Un texte inspiré par les conclusions de la mission d’information sur l’antisémistisme dans l’ESR
Cette proposition de loi s’inscrit dans la lignée des conclusions de la mission d’information sur l’antisémitisme dans l’ESR, rendues publiques le 26 juin, et qui avaient relevé notamment la hausse des actes antisémites et la diffusion d’un « antisémitisme d’atmosphère créant un sentiment d’insécurité et d’exclusion inacceptable dans nos institutions », ainsi qu’un « manque de dispositifs de signalement et de prévention ».
Le rapport, qui formulait 11 recommandations, avait été adopté en juin 2024.

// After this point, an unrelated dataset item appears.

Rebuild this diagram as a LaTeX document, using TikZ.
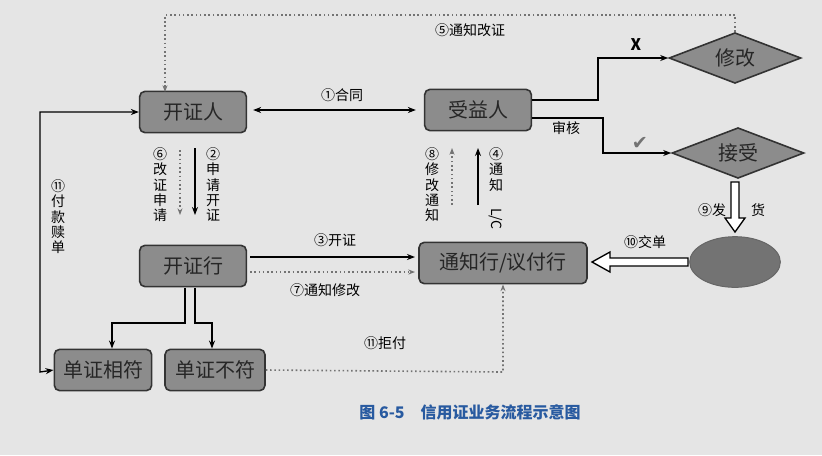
\documentclass[tikz,border=0pt]{standalone}
\usepackage{fontspec}
\setmainfont{Noto Sans CJK SC}
\newfontfamily\symfont{DejaVu Sans}
\usetikzlibrary{shapes.geometric,arrows.meta}
\tikzset{every picture/.style={line width=0.75pt}}
\tikzset{
  box/.style={draw=black!80, line width=1.2pt, fill=black!45, rounded corners=4pt, minimum height=31pt, font=\fontsize{15}{15}\selectfont, text=black!85},
  choice/.style={diamond, aspect=2.6, draw=black!80, line width=1.2pt, fill=black!45, inner sep=1pt, minimum width=99pt, minimum height=38pt, font=\fontsize{15}{15}\selectfont, text=black!85},
  lbl/.style={font=\fontsize{10.5}{10.5}\selectfont, inner sep=0.75pt},
  vlbl/.style={font=\fontsize{10.5}{11.5}\selectfont, inner sep=0.75pt, align=center, anchor=north},
  flow/.style={-{Stealth[length=6pt]}, line width=1pt},
  hint/.style={-{Stealth[length=5pt]}, dotted, line width=1.2pt, black!55}
}
\begin{document}
\begin{tikzpicture}[x=0.75pt,y=0.75pt,yscale=-1,xscale=1]
\fill[black!10] (0,0) rectangle (822,455);
\useasboundingbox (0,0) rectangle (822,455);

% Nodes
\node[box, minimum width=80pt] (applicant) at (193,112) {开证人};
\node[box, minimum width=80pt] (beneficiary) at (478,110) {受益人};
\node[box, minimum width=80pt] (issuer) at (193,266) {开证行};
\node[box, minimum width=126pt] (advising) at (503,263) {通知行/议付行};
\node[box, minimum width=73pt] (match) at (103,370) {单证相符};
\node[box, minimum width=75pt] (nomatch) at (215,370) {单证不符};
\node[choice] (amend) at (735,58) {修改};
\node[choice] (accept) at (738,153) {接受};
\node[ellipse, draw=black!60, fill=black!55, minimum width=68pt, minimum height=38pt] (ship) at (735,262) {};

% Connectors
\draw[{Stealth[length=6pt]}-{Stealth[length=6pt]}, line width=1pt] (applicant.east)+(6,-2) -- ([xshift=-6pt]beneficiary.west);
\node[lbl] (contract) at (342,95) {①合同};
\draw[hint] (amend.north) -- (735,15) -- (165,15) -- (165,92);
\node[lbl] (notify5) at (470,30) {⑤通知改证};
\draw[flow] (532,100) -- (598,100) -- (598,58) -- (amend.west);
\draw[flow] (532,118) -- (603,118) -- (603,153) -- (accept.west);
\node[font=\bfseries\large] (cross) at (636,45) {X};
\node[lbl] (review) at (566,128) {审核};
\node[text=black!55, font=\symfont\Large] (tick) at (640,143) {✔};
\draw[flow] (195,148) -- (195,215);
\draw[hint] (180,150) -- (180,215);
\node[vlbl] (apply2) at (213,146) {②\\申\\请\\开\\证};
\node[vlbl] (apply6) at (160,146) {⑥\\改\\证\\申\\请};
\draw[flow] (478,205) -- (478,148);
\draw[hint] (452,205) -- (452,148);
\node[vlbl] (notify4) at (496,146) {④\\通\\知\\[2pt]\rotatebox{-90}{L/C}};
\node[vlbl] (notify8) at (432,146) {⑧\\修\\改\\通\\知};
\draw[flow] (250,257) -- (415,257);
\draw[hint] (250,272) -- (415,272);
\node[lbl] (issue3) at (335,240) {③开证};
\node[lbl] (notify7) at (325,290) {⑦通知修改};
\draw[flow] (185,288) -- (185,323) -- (112,323) -- (match.north -| 112,0);
\draw[flow] (195,288) -- (195,323) -- (212,323) -- (nomatch.north -| 212,0);
\draw[{Stealth[length=6pt]}-{Stealth[length=6pt]}, line width=1pt] (applicant.west) -- (40,112) -- (40,372) -- (match.west);
\node[vlbl] (pay11) at (58,178) {⑪\\付\\款\\赎\\单};
\draw[hint] (nomatch.east) -- (503,372) -- (advising.south);
\node[lbl] (refuse11) at (385,343) {⑪拒付};
% hollow arrows
\draw[line width=1pt, fill=white] (731,182) -- (739,182) -- (739,218) -- (745,218) -- (735,232) -- (725,218) -- (731,218) -- cycle;
\node[lbl] (ship9) at (712,210) {⑨发};
\node[lbl] (ship9b) at (758,210) {货};
\draw[line width=1pt, fill=white] (688,258) -- (610,258) -- (610,252) -- (592,262) -- (610,272) -- (610,266) -- (688,266) -- cycle;
\node[lbl] (hand10) at (645,242) {⑩交单};

% Caption
\node[text={rgb,255:red,40;green,90;blue,160}, font=\bfseries\fontsize{12}{12}\selectfont] (caption) at (470,412) {图 6-5\quad 信用证业务流程示意图};
\end{tikzpicture}
\end{document}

Les autres amendements adoptés à connaître
Au total, 11 amendements ont été adoptés en commission. Ils prévoient notamment :
- d’étendre aux établissements privés l’obligation de proposer une formation à ces sujets, « à leur demande », selon les rapporteurs ;
- de créer une formation des élus étudiants, des référents antisémitisme et racisme, des personnes assurant le recueil des signalements et les membres des sections disciplinaires à ces mêmes enjeux ;
- de replacer la lutte contre l’antisémitisme dans une formation plus large en modifiant la formulation de formation à la lutte « contre l’antisémitisme et le racisme », en y ajoutant « les discriminations, les violences et la haine ».

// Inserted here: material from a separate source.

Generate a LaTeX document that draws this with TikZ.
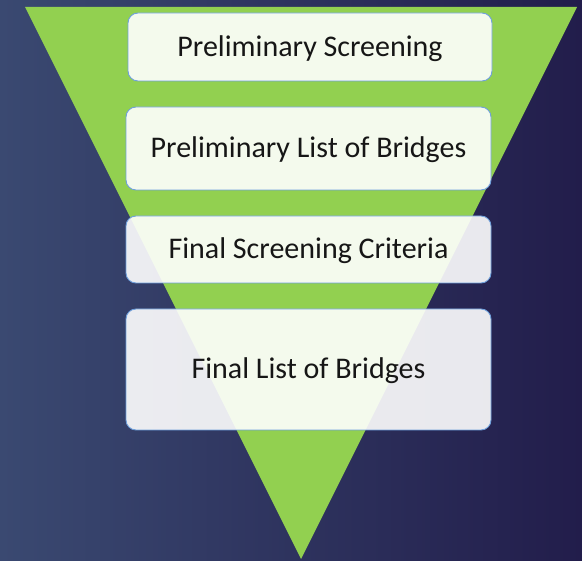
\documentclass[tikz,border=0pt]{standalone}
\usepackage{fontspec}
\setmainfont{Carlito}
\definecolor{funnelgreen}{HTML}{92D050}
\definecolor{bgleft}{HTML}{3A4971}
\definecolor{bgright}{HTML}{221D4B}
\definecolor{boxline}{HTML}{6FA0DC}
\definecolor{stagetext}{HTML}{161616}
\tikzset{
  stagebox/.style={draw=boxline, line width=0.9pt, fill=white, fill opacity=0.9,
    text opacity=1, rounded corners=10pt, minimum width=365pt, inner sep=0pt,
    text depth=2pt,
    font=\fontsize{30}{34}\selectfont, text=stagetext}
}
\begin{document}
\begin{tikzpicture}[x=1pt,y=-1pt]
  % page frame and background
  \useasboundingbox (0,0) rectangle (582,561);
  \shade[shading angle=75, left color=bgleft, right color=bgright] (0,0) rectangle (582,561);
  % funnel
  \coordinate (tl) at (25,7);
  \coordinate (tr) at (577,7);
  \coordinate (apex) at (301,559);
  \fill[funnelgreen] (tl) -- (tr) -- (apex) -- cycle;
  % stages
  \node[stagebox, minimum width=364pt, minimum height=68pt] (s1) at (310,47) {Preliminary Screening};
  \node[stagebox, minimum height=83pt] (s2) at (308.5,148.5) {Preliminary List of Bridges};
  \node[stagebox, minimum height=67pt] (s3) at (308.5,249.5) {Final Screening Criteria};
  \node[stagebox, minimum height=121pt] (s4) at (308.5,369.5) {Final List of Bridges};
\end{tikzpicture}
\end{document}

Ajout d’un pouvoir de proposition du conseil d’administration et du conseil académique
Un amendement prévoit, pour l’installation par le président d’université des missions égalité et diversité, un pouvoir de proposition conjointe du conseil d’administration et du conseil académique.
« Ce pouvoir de proposition est aujourd’hui prévu pour la mise en place des missions égalité entre les femmes et les hommes auxquelles se substituent les missions égalité et diversité. »
Précisions sur les modalités de signalement des actes
Un amendement modifie les dispositions originales de l’article 2 pour notamment préciser que les signalements recueillis dans le cadre du dispositif ad hoc doivent l’être par des personnes disposant d’une qualification, d’une formation ou d’une expertise adéquate.
Il prévoit par ailleurs que les signalements recueillis sont transmis au président d’établissement, qui a compétence pour saisir la section disciplinaire. « Il s’agit ainsi de lier le recueil des signalements et le déclenchement d’une éventuelle procédure de sanction », soulignent les rapporteurs.
Enfin, il propose que les signalements des membres du personnel « doivent être adressés au dispositif ad hoc et non au référent, dans la même logique de création d’un canal unique de remontée d’information ».
Suppression d’une disposition relative à un pouvoir étendu des présidents d’établissement sur l’accès aux données électroniques
Un amendement supprime une disposition initialement prévue par la PPL selon laquelle les présidents d’établissement devaient disposer d’un pouvoir d’accès aux données de communication électronique des étudiants faisant l’objet d’une procédure disciplinaire.
« Cette disposition visait principalement à donner des outils aux présidents pour identifier les auteurs de discours antisémites en ligne, notamment sur des groupes de conversation entre étudiants, en les autorisant à rapprocher les numéros de téléphone recueillis de ceux figurant sur leurs listes administratives ; les travaux menés par les rapporteurs tendent à établir que cette possibilité leur est déjà ouverte », indique l’exposé des motifs.
Une suppression qui intervient également alors qu’il n’apparaît pas de consensus parmi les responsables d’établissement sur leur souhait de disposer de compétences d’investigation approfondies. Le nouveau bureau de France Universités a en effet indiqué, lors d’une conférence de presse le 11 février, puis devant les députés, le 12, ne pas être favorable à disposer de ces pouvoirs de « police judiciaire ».